Everyone in America seems to have an opinion on what America should do in Syria following the recent chemical weapons crisis. Should the president use direct force? What will action or non-action in Syria mean for the stability in the region? These questions served as the center of Tuesday’s Linda and Mitch Hart Lecture of the Tate Lecture Series.
The lecture featuring Robert Gates and Leon Panetta was the opener of the 32nd season of the Tate Lecture Series. Both Gates and Panetta have served as secretary of defense and director of the CIA.

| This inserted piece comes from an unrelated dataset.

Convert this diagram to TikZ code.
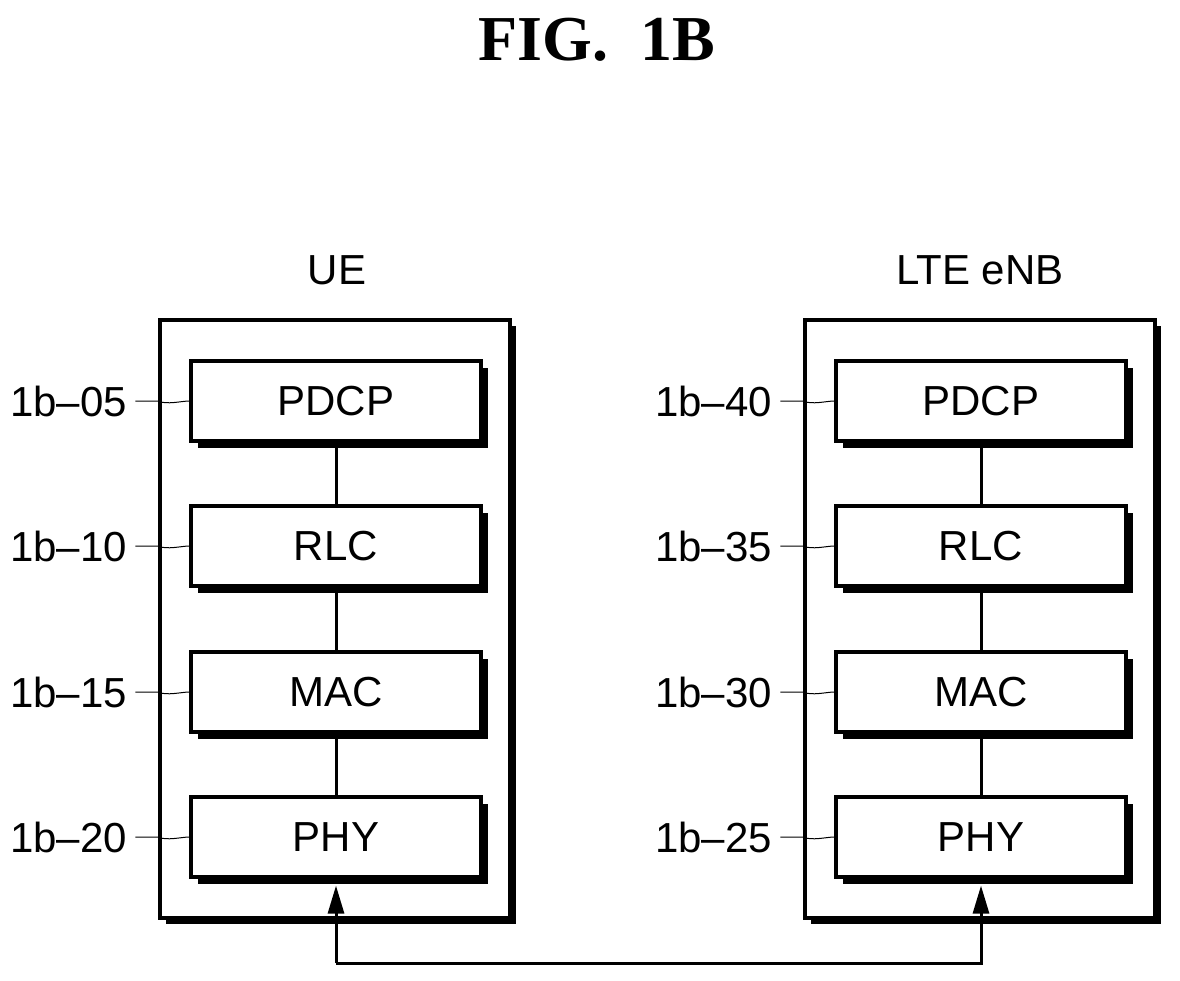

Gates and Panetta sat down with moderator and CNN Senior Political Analyst David Gergen to discuss the situation in Syria, actions of the National Security Agency and budget fights in Congress.
Gates began the evening with an explanation of what he would have recommended the United States do in Syria.
He suggested that Congress should have authorized the president’s military action, but that the president should not attack directly.
“My bottom line is, I believe to blow a bunch of stuff up over a couple of days to underscore or validate a point or a principle is not a strategy,” Gates said.
Rather, Gates said, the United States should use covert methods and arm rebels to combat Syria’s leader Bashar al-Assad.
Gates is skeptical of the new initiative proposed by Russian President Vladimir Putin.
“I think that the United States needs to seize the high ground, seize the initiative back from the Russians and the Syrians, and we ought to dictate the terms of this,” Gates said.
Panetta, too, finds himself questioning the Russian and Syrian motives.
“The name of their game is delay,” Panetta said.
Panetta also suggested a strategy for the United States’ involvement in Syria.
“We have to keep our eye on the big target here, which is to bring Assad down,” Panetta said.
Panetta would fight Assad by using rebel forces and keeping the international community unified in getting Assad to step down. He also recommended the United States continue to provide humanitarian help in the region.
The discussion on Syria led into an evaluation of the responsibilities and powers of the United States president.
Panetta maintained that the president should have certain authorities that Congress cannot undermine so that the United States will be respected.
“When the president of the United States draws a red line, the credibility of this country is dependent on him backing up his word,” Panetta said.
Gates agreed with Panetta on the president’s authority and responsibility to act in certain situations without going to Congress.
“Given the timelines that were involved…I would have advised him against going to the Congress, for all the reasons that Leon cites,” Gates said.
Gates, Gerden and Panetta also discussed the NSA. Both Gates and Panetta believe that the NSA has done what it has had to, and that there is a lot of oversight.
“We entrust the responsibility of oversight, not directly to the voters, but to their elected representatives and the other branches of government,” Gates said.
Panetta agreed with Gates, crediting intelligence programs like the NSA as the reason we have not had another major terrorist attack post-9/11.
“All of these efforts have been aimed at one thing: protecting America,” Panetta said.
Turning to the domestic side of American policy, the speakers discussed the budget and the need to make spending cuts. Both Panetta and Gates advocated compromise.
“Our Constitution requires compromise in order for government to work at all,” Gates said.
The next Tate Lecture featuring Biographer Robert A. Caro will be in McFarlin Auditorium on Oct. 29 at 8 p.m.